Keeping your blog healthy and alive!

As a lover of blogs, many times I would find public blogs in the blogosphere that terminated abruptly without a proper closure from the authors. One week of unannounced hiatus from blogging could easily stretch to months, years and eventually become an evermore farewell. You will not pose much of a disturbance to the blogosphere if you are writing for yourself, keeping a private journaling blog set only for your viewing.

However, to sustain the practice of online spiritual journaling still requires discipline and consistency on your part as there is no one to monitor your progress and to cheer you from the sideline.

I think a good way to help you upkeep and maintain your blog is to see your blog as a living organism. You have to keep it healthy and alive! Some blogs stay in a coma and get resurrected after years. Can you imagine waiting for a part 2 post of a story from a public blog that you are following regularly and finally getting it, after years?

Also, the consistency of the posts reflects whether the blog or her author is healthy or not. Has any problem occurred to the the “DNA” (focus, direction and scope) of the blog? Has any event in the author’s life disturbed his/her motivation and clear frame of mind to write? I had derived these from my own experiences when I failed to sustain a private interest blog and eventually had to leave it dormant (Fortunately, I had revamped and revived this blog during the course of writing Secret place blogging!).

Be consistent. Set from the start the minimum number of posts that you will post every week, every month, or unfortunately, every year, and stick to that. For a private journaling blog, it is still valuable to have a yearly posted one, though it will be difficult to write a quality yearly summary post relying on your memory without any notes taken throughout the year.
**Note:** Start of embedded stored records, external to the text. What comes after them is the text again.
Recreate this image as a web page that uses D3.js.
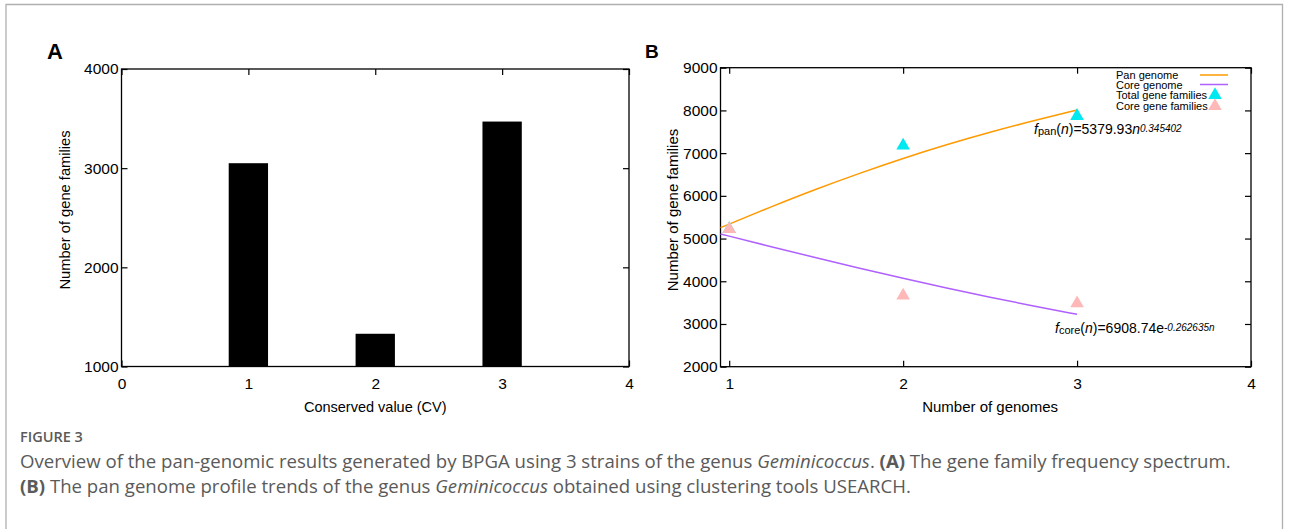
<!DOCTYPE html>
<html><head><meta charset="utf-8">
<script src="https://cdn.jsdelivr.net/npm/d3@7"></script>
<style>
body{margin:0;background:#fff;}
svg{display:block;}
.ax text{font-family:"Liberation Sans",Arial,sans-serif;fill:#000;}
</style></head><body>
<svg id="c" width="1292" height="529"></svg>
<script>
// ---- Panel A data ----
const cvCategories = [1, 2, 3];
const cvCounts = [3050, 1330, 3470];
const aXTicks = [0, 1, 2, 3, 4];
const aYTicks = [1000, 2000, 3000, 4000];

// ---- Panel B data ----
const genomesN = [1, 2, 3];
const totalFamilies = [5220, 7175, 7870];
const coreFamilies = [5220, 3663, 3485];
const curveN = [0.95, 1.25, 1.5, 1.75, 2, 2.25, 2.5, 2.75, 3];
const panCurve = [5255, 5760, 6160, 6530, 6880, 7200, 7490, 7760, 8010];
const coreCurve = [5108, 4800, 4550, 4305, 4070, 3840, 3625, 3420, 3227];
const bXTicks = [1, 2, 3, 4];
const bYTicks = [2000, 3000, 4000, 5000, 6000, 7000, 8000, 9000];

const svg = d3.select("#c");
const FONT = '"Liberation Sans",Arial,sans-serif';

// outer frame
svg.append("path").attr("d","M6,529 V4.5 H1282.5 V529").attr("fill","none").attr("stroke","#b0b0b0").attr("stroke-width",1.3);

function frameAxes(g, x, y, xt, yt, L, R, T, B, fs){
  const tk = 6;
  g.append("g").attr("class","ax").attr("transform",`translate(0,${B})`)
    .call(d3.axisBottom(x).tickValues(xt).tickSizeInner(-tk).tickSizeOuter(0).tickPadding(11).tickFormat(d3.format("d")))
    .call(s=>{s.select(".domain").remove(); s.selectAll("text").attr("font-size",fs).attr("font-family",FONT);});
  g.append("g").attr("class","ax").attr("transform",`translate(0,${T})`)
    .call(d3.axisTop(x).tickValues(xt).tickSizeInner(-tk).tickSizeOuter(0).tickFormat(""))
    .call(s=>s.select(".domain").remove());
  g.append("g").attr("class","ax").attr("transform",`translate(${L},0)`)
    .call(d3.axisLeft(y).tickValues(yt).tickSizeInner(-tk).tickSizeOuter(0).tickPadding(3).tickFormat(d3.format("d")))
    .call(s=>{s.select(".domain").remove(); s.selectAll("text").attr("font-size",fs).attr("font-family",FONT);});
  g.append("g").attr("class","ax").attr("transform",`translate(${R},0)`)
    .call(d3.axisRight(y).tickValues(yt).tickSizeInner(-tk).tickSizeOuter(0).tickFormat(""))
    .call(s=>s.select(".domain").remove());
  g.selectAll(".tick line").attr("stroke","#000").attr("stroke-width",1.2);
  g.append("rect").attr("x",L).attr("y",T).attr("width",R-L).attr("height",B-T)
    .attr("fill","none").attr("stroke","#000").attr("stroke-width",1.3);
}

// ---------- Panel A ----------
{
  const L=121.5, R=629, T=69, B=366.5;
  const g = svg.append("g");
  const x = d3.scaleLinear().domain([0,4]).range([L,R]);
  const y = d3.scaleLinear().domain([1000,4000]).range([B,T]);
  frameAxes(g, x, y, aXTicks, aYTicks, L, R, T, B, 15.5);
  const bw = 0.31;
  g.append("g").selectAll("rect").data(cvCategories).join("rect")
    .attr("x", (d)=>x(d-bw/2)).attr("width", x(bw)-x(0))
    .attr("y", (d,i)=>y(cvCounts[i])).attr("height",(d,i)=>B - y(cvCounts[i]))
    .attr("fill","#000");
  g.append("text").attr("x",x(2)).attr("y",412).attr("text-anchor","middle")
    .attr("font-family",FONT).attr("font-size",14.5).text("Conserved value (CV)");
  g.append("text").attr("transform","translate(70,210) rotate(-90)").attr("text-anchor","middle")
    .attr("font-family",FONT).attr("font-size",14.7).text("Number of gene families");
  g.append("text").attr("x",47).attr("y",59).attr("font-family",FONT).attr("font-weight","bold")
    .attr("font-size",22).text("A");
}

// ---------- Panel B ----------
{
  const L=720.5, R=1251, T=67.7, B=366.7;
  const g = svg.append("g");
  const x = d3.scaleLinear().domain([0.95,4]).range([L,R]);
  const y = d3.scaleLinear().domain([2000,9000]).range([B,T]);
  frameAxes(g, x, y, bXTicks, bYTicks, L, R, T, B, 15.5);
  const line = d3.line().x((d,i)=>x(curveN[i])).y(d=>y(d)).curve(d3.curveBasis);
  g.append("path").datum(panCurve).attr("d",line).attr("fill","none").attr("stroke","#ff9a00").attr("stroke-width",1.5);
  g.append("path").datum(coreCurve).attr("d",line).attr("fill","none").attr("stroke","#b060ff").attr("stroke-width",1.5);
  const tri = d3.symbol().type(d3.symbolTriangle).size(80);
  g.append("g").selectAll("path").data(genomesN).join("path")
    .attr("transform",(d,i)=>`translate(${x(d)},${y(totalFamilies[i])})`).attr("d",tri).attr("fill","#00e8f0");
  g.append("g").selectAll("path").data(genomesN).join("path")
    .attr("transform",(d,i)=>`translate(${x(d)},${y(coreFamilies[i])})`).attr("d",tri).attr("fill","#ffb8b8");

  // legend
  const lg = g.append("g").attr("font-family",FONT).attr("font-size",11);
  const items = [
    {t:"Pan genome", type:"line", c:"#ff9a00", y:75},
    {t:"Core genome", type:"line", c:"#b060ff", y:84.5},
    {t:"Total gene families", type:"tri", c:"#00e8f0", y:95},
    {t:"Core gene families", type:"tri", c:"#ffb8b8", y:106}
  ];
  items.forEach(it=>{
    lg.append("text").attr("x",1116).attr("y",it.y+4).text(it.t);
    if(it.type==="line") lg.append("line").attr("x1",1200).attr("x2",1228).attr("y1",it.y).attr("y2",it.y).attr("stroke",it.c).attr("stroke-width",1.5);
    else lg.append("path").attr("transform",`translate(1215,${it.y})`).attr("d",tri).attr("fill",it.c);
  });

  // formula annotations
  const f1 = g.append("text").attr("x",1034).attr("y",134).attr("font-family",FONT).attr("font-size",14);
  f1.append("tspan").attr("font-style","italic").text("f");
  f1.append("tspan").attr("font-size",11).attr("dy",1).text("pan");
  f1.append("tspan").attr("dy",-1).text("(");
  f1.append("tspan").attr("font-style","italic").text("n");
  f1.append("tspan").text(")=5379.93");
  f1.append("tspan").attr("font-style","italic").text("n");
  f1.append("tspan").attr("font-style","italic").attr("font-size",10).attr("dy",-2).text("0.345402");

  const f2 = g.append("text").attr("x",1055).attr("y",333).attr("font-family",FONT).attr("font-size",14);
  f2.append("tspan").attr("font-style","italic").text("f");
  f2.append("tspan").attr("font-size",11).attr("dy",1).text("core");
  f2.append("tspan").attr("dy",-1).text("(");
  f2.append("tspan").attr("font-style","italic").text("n");
  f2.append("tspan").text(")=6908.74e");
  f2.append("tspan").attr("font-style","italic").attr("font-size",10).attr("dy",-2).text("-0.262635");
  f2.append("tspan").attr("font-style","italic").attr("font-size",10).text("n");

  g.append("text").attr("x",x(2.5)).attr("y",412).attr("text-anchor","middle")
    .attr("font-family",FONT).attr("font-size",15).text("Number of genomes");
  g.append("text").attr("transform","translate(678,210) rotate(-90)").attr("text-anchor","middle")
    .attr("font-family",FONT).attr("font-size",15).text("Number of gene families");
  g.append("text").attr("x",645).attr("y",58).attr("font-family",FONT).attr("font-weight","bold")
    .attr("font-size",19).text("B");
}

// ---------- Caption ----------
{
  const CF = '"Open Sans","Noto Sans",sans-serif';
  const col = "#5a5a5a";
  svg.append("text").attr("x",20).attr("y",442).attr("font-family",CF).attr("font-size",14.5)
    .attr("font-weight",600).attr("fill",col).text("FIGURE 3");
  const l1 = svg.append("text").attr("x",20).attr("y",468).attr("font-family",CF).attr("font-size",18.6).attr("fill",col);
  l1.append("tspan").text("Overview of the pan-genomic results generated by BPGA using 3 strains of the genus ");
  l1.append("tspan").attr("font-style","italic").text("Geminicoccus");
  l1.append("tspan").text(". ");
  l1.append("tspan").attr("font-weight","bold").text("(A)");
  l1.append("tspan").text(" The gene family frequency spectrum.");
  const l2 = svg.append("text").attr("x",20).attr("y",493).attr("font-family",CF).attr("font-size",18.6).attr("fill",col);
  l2.append("tspan").attr("font-weight","bold").text("(B)");
  l2.append("tspan").text(" The pan genome profile trends of the genus ");
  l2.append("tspan").attr("font-style","italic").text("Geminicoccus");
  l2.append("tspan").text(" obtained using clustering tools USEARCH.");
}
</script>
</body></html>
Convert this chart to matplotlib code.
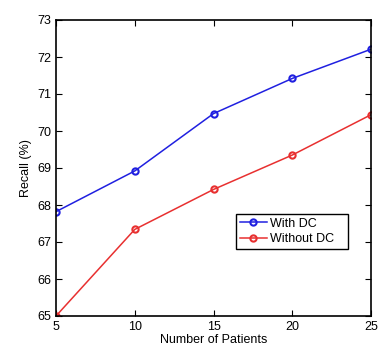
import matplotlib
matplotlib.use('Agg')
import matplotlib.pyplot as plt

patients = [5, 10, 15, 20, 25]
with_dc = [67.82, 68.92, 70.47, 71.42, 72.21]
without_dc = [65.0, 67.34, 68.42, 69.35, 70.44]

plt.rcParams['font.family'] = ['Liberation Sans', 'DejaVu Sans']

fig = plt.figure(figsize=(3.82, 3.54), dpi=100)
ax = fig.add_axes([56/382, 1 - 316/354, 315/382, 296/354])

ax.plot(patients, with_dc, color='#2020e0', marker='o', markersize=4.5,
        markerfacecolor='none', markeredgewidth=1.5, linewidth=1.1, label='With DC')
ax.plot(patients, without_dc, color='#e83030', marker='o', markersize=4.5,
        markerfacecolor='none', markeredgewidth=1.5, linewidth=1.1, label='Without DC')

ax.set_xlim(5, 25)
ax.set_ylim(65, 73)
ax.set_xticks([5, 10, 15, 20, 25])
ax.set_yticks(range(65, 74))
ax.tick_params(direction='in', top=True, right=True, labelsize=9, length=4, width=0.8)
for s in ax.spines.values():
    s.set_linewidth(1.2)

ax.set_xlabel('Number of Patients', fontsize=9, labelpad=1)
ax.set_ylabel('Recall (%)', fontsize=9, labelpad=4)

leg = ax.legend(loc='lower left', bbox_to_anchor=(0.571, 0.226, 0.356, 0.156),
                mode='expand', fontsize=9, fancybox=False, framealpha=1,
                edgecolor='black', handlelength=2.2, handletextpad=0.2,
                borderpad=0.3, labelspacing=0.3, borderaxespad=0)
leg.get_frame().set_linewidth(1.0)

plt.savefig('out.png', dpi=100)
plt.close()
When I was creating this blog, Secret place blogging, I found it really difficult to make any progress because of procrastination and a mental block (Some call it the writer’s block). I found the secret to get things moving lies in getting myself to visit my blog (logging in with the user name and password). If I do get past doing that, then I will be able to get some work done at least on the unfinished blog and make some progress. When I continue to do that, momentum will build up, I will become more productive and will eventually complete the blog, which I did. Good job!

Give yourself ample preparation time for the following before you officially start your private journaling blog so nothing will disrupt the momentum once you have started your blog.

Settings, customization and design

Get all the settings, customization and design done step by step. You must love your blog to want to visit it regularly, so take time to construct it in a way that you will love to visit and write in it. The next page of this blog – Get started now – talks more about how to get these done.

Set the “DNA” (focus, direction and scope)

Set the “DNA” (focus, direction and scope) of the blog right at the start by writing the “About” page. A well-written “About” page clearly defines what you set out to achieve in your private blog and gives you the scope of the topics that you can write about. You will also define the minimum number of posts that you will post in your blog (goal) and set a dateline when you will conclude and end your first blog (preferably in a year’s time or less). Successfully concluding your first blog gives you the sense of accomplishment to continue blogging.

Also construct the items in your menu, other pages besides the default ones, and post categories. You can also write a few introductory posts to get used to writing before writing and posting the official first post.

If you need more examples on how to write an “About” page, you can read my previous post – My own journey of online spiritual journaling.

Hope the “About” pages have given you more ideas and clarity to construct yours.

The next page of this blog – Get started now – talks more about how to get all of these done.

Set the date or event for the official first post to launch

Set an official date or event that you will start your blog. A year from it will be your one year anniversary of blogging which you can celebrate.

The official first post on the start date is important to kick-start and propel you, to give you the necessary momentum to continue writing.

After posting the official first post, do not hold back any impulse to write and post in your blog having the fear that you will mess up your blog. The limit which you have set is for the minimum. You can have several posts a day. Keep posting to create a momentum to write and post regularly. Also re-read and edit the posts that you had written and posted every time you visit your blog before you write a new one. Make this a ritual to re-read, edit, write and post a new one.

Eventually you will get used to this ritual, and reach your dateline, assuming in one year’s time, in no time. Celebrate. Email and share with me.

If you do experience a writer’s block, which is rare, you can still write and post a short post consisting of one or two sentences to describe your emotions to keep the ritual going. A writer’s block doesn’t last, your blog will (A cliche or prophecy?).

Keep and maintain your momentum. It is the life of your blog!